While too much of Brian's argument rests on the terminology associated to the Vision Festival (I say this as someone who loves musical taxonomy), I do recognise some of the limitations he cites, limitations which come to seem arbitrary because innovative musicians have already rendered them obsolete. At the same time, I think a lot more people are continuing to break away from, or at least significantly loosen, those solo/accompaniment, improvised/composed, free/not-free binaries than Brian is giving credit for. And those very same limitations can give immense satisfaction, still. Of course, for Jazz Corner veterans, Brian's complaints themselves are old hat.

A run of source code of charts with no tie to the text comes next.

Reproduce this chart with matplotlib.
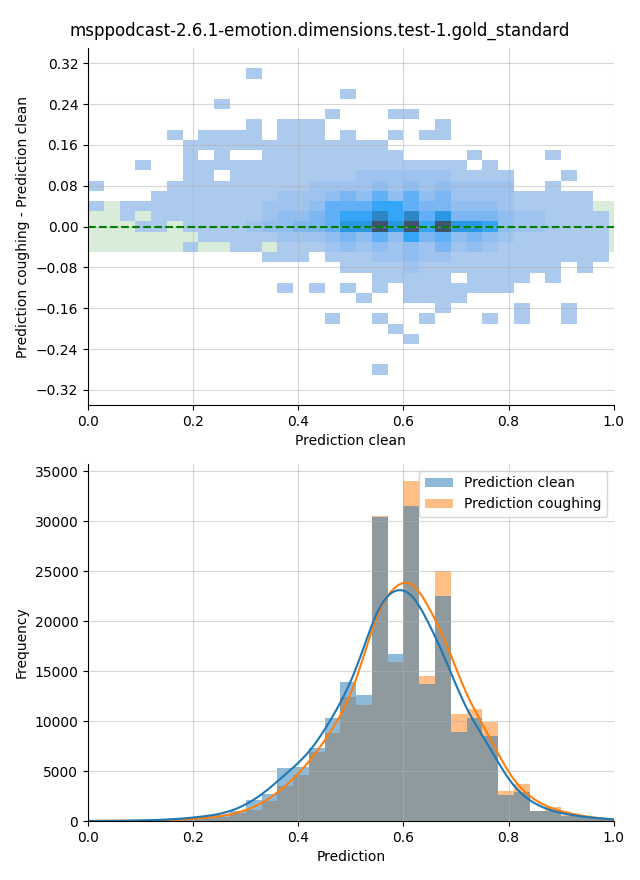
import matplotlib.pyplot as plt
import numpy as np
import pandas as pd
import seaborn as sns

title = "msppodcast-2.6.1-emotion.dimensions.test-1.gold_standard"

# top: 2d histogram, prediction clean (x) vs coughing - clean (y)
# one string per y bin, from the top bin (0.29..0.31) down to (-0.29..-0.27)
# '.' = empty cell, 1..9 = colour level
diff_grid = [
    "..........1......................",
    ".................................",
    "................1................",
    "........1........................",
    "...............1...11............",
    "..........1.111.......1..........",
    ".....1.1111.111.1..1.11..........",
    "......1111111111111..............",
    "......1.1..111111111....1....1...",
    "...1..111111111111111111.1.......",
    "......11.111111112222221111...1..",
    "1....1111111112222323232222..1...",
    "....1111111122234353534222211111.",
    "1.111111111222355566544333211111.",
    "..1.11111112334566868574443221111",
    "...11.111123344577979697763221111",
    ".......11111222343536453432111111",
    "......1..11.111232323242321111111",
    "...........111.111223221111111111",
    "................11112111111111.1.",
    "..................11111.1111.1...",
    "............1.1.1.1.1111111......",
    ".................1..1111.........",
    "......................1....1..1..",
    "...............1..1..1...1.1..1..",
    "...................1.............",
    "....................1............",
    ".................................",
    ".................................",
    "..................1..............",
]
level_counts = [0, 30, 500, 1000, 1600, 2300, 3100, 4200, 5600, 9500]
x_bin = 0.03
diff_bin = 0.02
diff_top = 0.31

# bottom: histogram of both predictions (bins of 0.03 starting at 0)
n_bins = 34
clean_counts = [10, 20, 30, 50, 100, 150, 300, 500, 600, 1000, 2100, 2700,
                5300, 5450, 7350, 10350, 13900, 12650, 30450, 16750, 31550,
                13750, 22550, 8900, 10350, 8550, 2650, 2900, 1000, 1050, 500,
                380, 280, 100]
cough_counts = [10, 15, 20, 30, 60, 100, 200, 300, 400, 800, 1150, 2000,
                3500, 4600, 6900, 8800, 12400, 11650, 30550, 15900, 34050,
                14550, 25000, 10750, 11250, 9900, 3050, 3750, 1050, 1400, 650,
                420, 250, 100]

assert all(len(r) == 33 for r in diff_grid), [len(r) for r in diff_grid]

fig, (ax1, ax2) = plt.subplots(2, 1, figsize=(6.4, 8.8))
fig.subplots_adjust(left=0.1375, right=0.959, top=0.9455, bottom=0.067, hspace=0.164)
fig.suptitle(title, fontsize=12, y=0.975)

# ---- top plot
xs, ys, ws = [], [], []
for i, row in enumerate(diff_grid):
    for j, ch in enumerate(row):
        if ch != ".":
            xs.append((j + 0.5) * x_bin)
            ys.append(diff_top - (i + 0.5) * diff_bin)
            ws.append(level_counts[int(ch)])
x_edges = list(np.arange(34) * x_bin)
y_edges = list(diff_top - np.arange(len(diff_grid) + 1)[::-1] * diff_bin)

ax1.axhspan(-0.05, 0.05, color="green", alpha=0.15, lw=0, zorder=0)
sns.histplot(x=xs, y=ys, weights=ws, bins=[x_edges, y_edges], ax=ax1)
ax1.axhline(0, color="green", ls="--")
ax1.set_xlim(0, 1)
ax1.set_ylim(-0.35, 0.35)
ax1.set_yticks(np.arange(-0.32, 0.33, 0.08))
ax1.set_xlabel("Prediction clean")
ax1.set_ylabel("Prediction coughing - Prediction clean")
ax1.grid(alpha=0.5)

# ---- bottom plot
edges = np.arange(n_bins + 1) * x_bin
centers = (edges[:-1] + edges[1:]) / 2
df = pd.DataFrame({
    "Prediction": np.concatenate([centers, centers]),
    "count": clean_counts + cough_counts,
    "series": ["Prediction clean"] * n_bins + ["Prediction coughing"] * n_bins,
})
sns.histplot(df, x="Prediction", weights="count", hue="series", bins=list(edges),
             kde=True, kde_kws=dict(bw_adjust=0.45, cut=3, clip=(0, 1)),
             linewidth=0, ax=ax2)
sns.move_legend(ax2, "upper right", title=None)
ax2.set_xlim(0, 1)
ax2.set_xlabel("Prediction")
ax2.set_ylabel("Frequency")
ax2.grid(alpha=0.5)

sns.despine(fig)
plt.savefig("out.png", dpi=100)
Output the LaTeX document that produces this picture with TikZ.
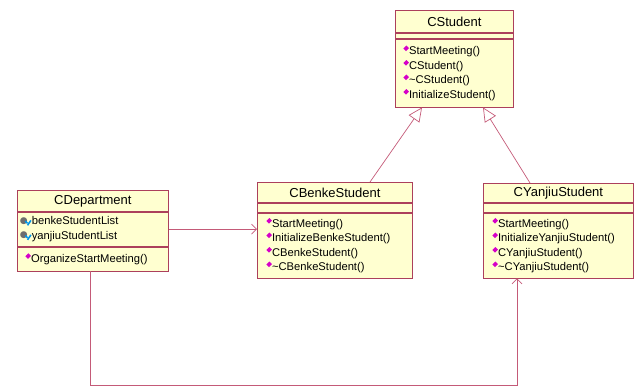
\documentclass[tikz,border=0pt]{standalone}
\usepackage{fontspec}
\setmainfont{Liberation Sans}
\newfontfamily\symfont{DejaVu Sans}
\usetikzlibrary{arrows.meta, positioning, calc}
\definecolor{umlfill}{RGB}{255,255,208}
\definecolor{umlborder}{RGB}{172,64,92}
\definecolor{umlline}{RGB}{196,90,120}
\definecolor{opmagenta}{RGB}{214,0,200}
\definecolor{attrgray}{RGB}{110,110,110}
\definecolor{attrblue}{RGB}{0,150,235}
\newcommand{\opmark}{\raisebox{3.5pt}{\rotatebox{45}{\color{opmagenta}\rule{4.2pt}{3.6pt}}}\kern0.2pt}
\newcommand{\attrmark}{\raisebox{1.5pt}{{\symfont\fontsize{9}{9}\selectfont\color{attrgray}●}}\kern-3pt{\color{attrblue}\raisebox{1pt}{\rotatebox{45}{\rule{1.6pt}{3.2pt}}}\kern-1.3pt\rotatebox{-35}{\rule{1.6pt}{6pt}}}\kern0.3pt}

\begin{document}
\begin{tikzpicture}[x=1pt, y=-1pt,
  classbox/.style={rectangle, draw=umlborder, fill=umlfill, line width=0.8pt, anchor=north west, inner sep=0pt},
  namepart/.style={classbox, font=\fontsize{13}{15}\selectfont, align=center},
  listpart/.style={classbox, inner xsep=8pt, align=left, font=\fontsize{11.2}{14.5}\selectfont},
  gen/.style={draw=umlline, line width=0.7pt, -{Triangle[open, length=14pt, width=13pt]}},
  assoc/.style={draw=umlline, line width=0.7pt, -{Straight Barb[length=5pt, width=10pt]}}
]
\useasboundingbox (0,0) rectangle (634,387);
% CStudent
\node[namepart, minimum width=118pt, minimum height=22pt] (studentname) at (395,10) {CStudent};
\node[classbox, minimum width=118pt, minimum height=5pt] (studentattr) at (studentname.south west) {};
\node[listpart, text width=102pt, minimum height=68pt] (studentops) at (studentattr.south west)
  {\opmark StartMeeting()\\ \opmark CStudent()\\ \opmark\textasciitilde CStudent()\\ \opmark InitializeStudent()};
% CBenkeStudent
\node[namepart, minimum width=155pt, minimum height=20pt] (benkename) at (257,182) {CBenkeStudent};
\node[classbox, minimum width=155pt, minimum height=9pt] (benkeattr) at (benkename.south west) {};
\node[listpart, inner xsep=9pt, text width=137pt, minimum height=65pt] (benkeops) at (benkeattr.south west)
  {\opmark StartMeeting()\\ \opmark InitializeBenkeStudent()\\ \opmark CBenkeStudent()\\ \opmark\textasciitilde CBenkeStudent()};
% CYanjiuStudent
\node[namepart, minimum width=150pt, minimum height=19pt] (yanjiuname) at (483,183) {CYanjiuStudent};
\node[classbox, minimum width=150pt, minimum height=9pt] (yanjiuattr) at (yanjiuname.south west) {};
\node[listpart, inner xsep=9pt, text width=132pt, minimum height=65pt] (yanjiuops) at (yanjiuattr.south west)
  {\opmark StartMeeting()\\ \opmark InitializeYanjiuStudent()\\ \opmark CYanjiuStudent()\\ \opmark\textasciitilde CYanjiuStudent()};
% CDepartment
\node[namepart, minimum width=151pt, minimum height=21pt] (deptname) at (17,190) {CDepartment};
\node[listpart, inner xsep=2.5pt, text width=146pt, minimum height=34pt] (deptattr) at (deptname.south west)
  {\attrmark benkeStudentList\\ \attrmark yanjiuStudentList};
\node[listpart, text width=135pt, minimum height=24pt] (deptops) at (deptattr.south west)
  {\opmark OrganizeStartMeeting()};
% Vererbung
\draw[gen] ($(benkename.north west)+(113,0)$) -- ($(studentops.south west)+(27,0)$);
\draw[gen] ($(yanjiuname.north west)+(47,0)$) -- ($(studentops.south west)+(88,0)$);
% Assoziationen
\draw[assoc] (deptattr.east) -- (deptattr.east -| benkeops.west);
\draw[assoc] ($(deptops.south west)+(73,0)$) -- ++(0,114) -| ($(yanjiuops.south west)+(34,0)$);
\end{tikzpicture}
\end{document}
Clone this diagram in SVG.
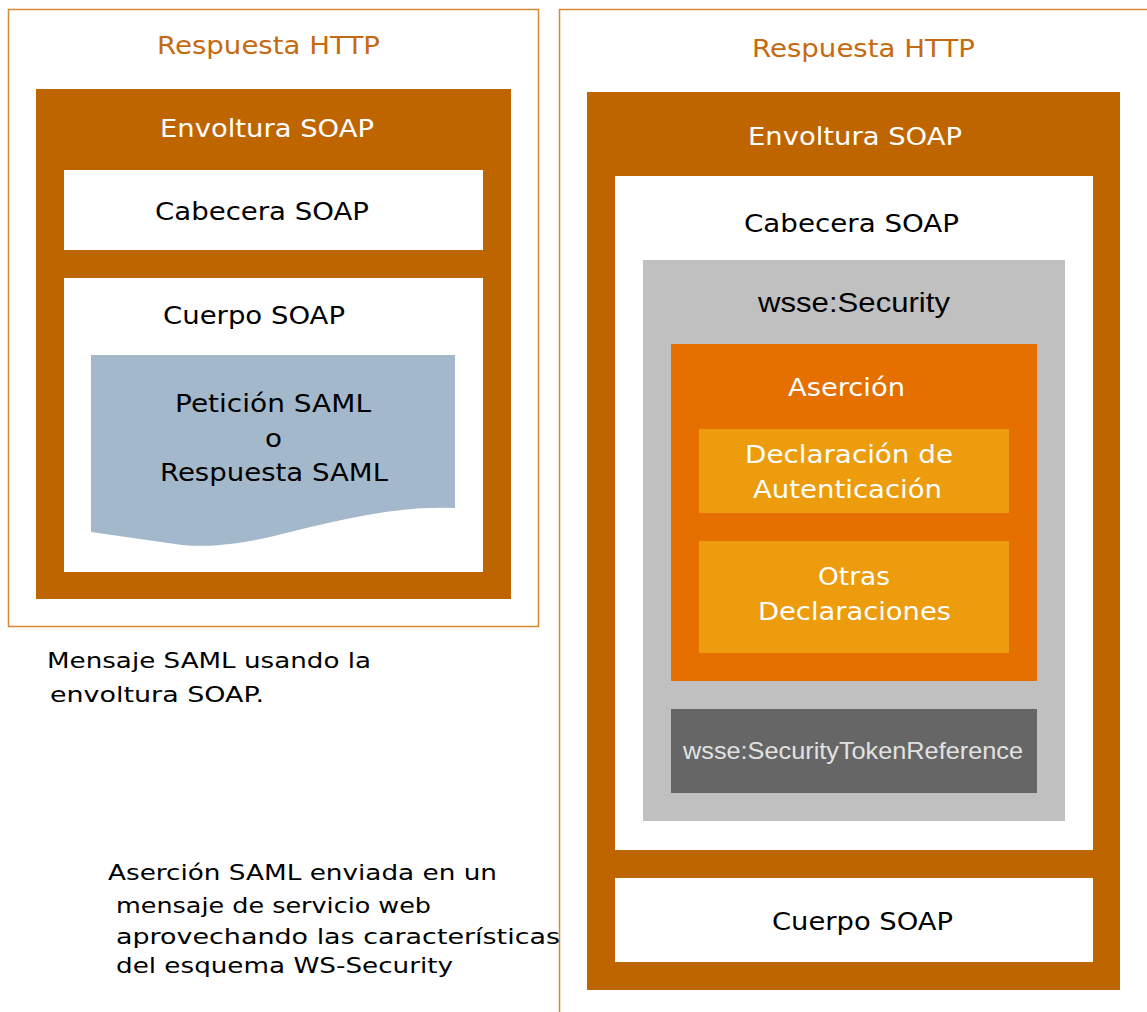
<svg xmlns="http://www.w3.org/2000/svg" width="1147" height="1012" viewBox="0 0 1147 1012">
<style>
.lbl{font-family:"DejaVu Sans","Verdana",sans-serif;font-size:25px}
.cap{font-family:"DejaVu Sans","Verdana",sans-serif;fill:#000}
.ar{font-family:"Liberation Sans",Arial,sans-serif}
.w{fill:#ffffff}
.k{fill:#000000}
.ttl{fill:#C56A10}
.frame{fill:none;stroke:#D58A35;stroke-width:1.5}
.env{fill:#BF6500}
.box{fill:#ffffff}
</style>
<rect width="1147" height="1012" fill="#ffffff"/>

<g id="left-http">
<rect class="frame" x="8.5" y="9.5" width="530" height="617"/>
<text class="lbl ttl" x="157" y="54" textLength="223" lengthAdjust="spacingAndGlyphs">Respuesta HTTP</text>
</g>
<g id="left-envoltura">
<rect class="env" x="36" y="89" width="475" height="510"/>
<text class="lbl w" x="160" y="137" textLength="214" lengthAdjust="spacingAndGlyphs">Envoltura SOAP</text>
</g>
<g id="left-cabecera">
<rect class="box" x="64" y="170" width="419" height="80"/>
<text class="lbl k" x="155" y="219.5" textLength="214" lengthAdjust="spacingAndGlyphs">Cabecera SOAP</text>
</g>
<g id="left-cuerpo">
<rect class="box" x="64" y="278" width="419" height="294"/>
<text class="lbl k" x="163" y="323.5" textLength="182" lengthAdjust="spacingAndGlyphs">Cuerpo SOAP</text>
</g>
<g id="left-saml">
<path d="M91,355 H455 V508 C395,505 330,522 270,537 C230,546 200,547 182,545 L91,532 Z" fill="#A4B8CC"/>
<text class="lbl k" x="175" y="412" textLength="196" lengthAdjust="spacingAndGlyphs">Petición SAML</text>
<text class="lbl k" x="265" y="446.5" textLength="17" lengthAdjust="spacingAndGlyphs">o</text>
<text class="lbl k" x="160" y="480.5" textLength="228" lengthAdjust="spacingAndGlyphs">Respuesta SAML</text>
</g>
<g id="left-caption">
<text class="cap" font-size="22" x="47" y="668" textLength="324" lengthAdjust="spacingAndGlyphs">Mensaje SAML usando la</text>
<text class="cap" font-size="22" x="50" y="702" textLength="214" lengthAdjust="spacingAndGlyphs">envoltura SOAP.</text>
</g>

<g id="right-http">
<path d="M1147,9.5 H559.5 V1012" class="frame"/>
<text class="lbl ttl" x="752" y="56.5" textLength="223" lengthAdjust="spacingAndGlyphs">Respuesta HTTP</text>
</g>
<g id="right-envoltura">
<rect class="env" x="587" y="92" width="533" height="898"/>
<text class="lbl w" x="748" y="145" textLength="214" lengthAdjust="spacingAndGlyphs">Envoltura SOAP</text>
</g>
<g id="right-cabecera">
<rect class="box" x="615" y="176" width="478" height="674"/>
<text class="lbl k" x="744" y="232" textLength="215" lengthAdjust="spacingAndGlyphs">Cabecera SOAP</text>
</g>
<g id="wsse-security">
<rect x="643" y="260" width="422" height="561" fill="#C0C0C0"/>
<text class="ar k" font-size="28" x="758" y="311.5" textLength="192" lengthAdjust="spacingAndGlyphs">wsse:Security</text>
</g>
<g id="asercion">
<rect x="671" y="344" width="366" height="337" fill="#E57000"/>
<text class="lbl w" x="788" y="395.5" textLength="117" lengthAdjust="spacingAndGlyphs">Aserción</text>
</g>
<g id="declaracion-autenticacion">
<rect x="699" y="429" width="310" height="84" fill="#EC9C0C"/>
<text class="lbl w" x="745" y="463.3" textLength="208" lengthAdjust="spacingAndGlyphs">Declaración de</text>
<text class="lbl w" x="753" y="497.7" textLength="189" lengthAdjust="spacingAndGlyphs">Autenticación</text>
</g>
<g id="otras-declaraciones">
<rect x="699" y="541" width="310" height="112" fill="#EC9C0C"/>
<text class="lbl w" x="818" y="585" textLength="72" lengthAdjust="spacingAndGlyphs">Otras</text>
<text class="lbl w" x="758" y="620" textLength="193" lengthAdjust="spacingAndGlyphs">Declaraciones</text>
</g>
<g id="token-reference">
<rect x="671" y="709" width="366" height="84" fill="#666666"/>
<text class="ar" font-size="24" fill="#E2E2E2" x="683" y="759.3" textLength="340" lengthAdjust="spacingAndGlyphs">wsse:SecurityTokenReference</text>
</g>
<g id="right-cuerpo">
<rect class="box" x="615" y="878" width="478" height="84"/>
<text class="lbl k" x="772" y="930" textLength="181" lengthAdjust="spacingAndGlyphs">Cuerpo SOAP</text>
</g>
<g id="right-caption">
<text class="cap" font-size="21" x="108" y="880" textLength="389" lengthAdjust="spacingAndGlyphs">Aserción SAML enviada en un</text>
<text class="cap" font-size="21" x="116" y="913" textLength="315" lengthAdjust="spacingAndGlyphs">mensaje de servicio web</text>
<text class="cap" font-size="21" x="116" y="943.5" textLength="444" lengthAdjust="spacingAndGlyphs">aprovechando las características</text>
<text class="cap" font-size="21" x="116" y="973" textLength="337" lengthAdjust="spacingAndGlyphs">del esquema WS-Security</text>
</g>
<g id="connectors"></g>
</svg>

Dan Melnick asks the question of the importance of change in "free, experimental, or avant-garde music." I don't really agree with his conclusions (for one, I'd say that he believes in the timeliness of creative expression rather than prizes novelty over all else), though I do believe that the heated moments of great performances that really touch us totally eclipse the questions of innovation, tradition, styles and eras we ask ourselves in the cold light of day.

I would like to flip Dan's interrogations around (forgive me if the following sounds wishy-washy): listeners cannot ask of musicians more than they ask of themselves. Instead of demanding that musicians push boundaries, for example, we can only ask that we challenge our own listening habits and comfort zones. It's a risky entreprise, one I find difficult and don't do often enough: it takes time and perhaps money, our current opinions may be proven wrong or misguided, we might somehow stumble. But hopefully, in some way, we learn and broaden our perspective. Only by doing this, I think, can the listener get a taste of what it means for the musician to undertake a similar endeavour.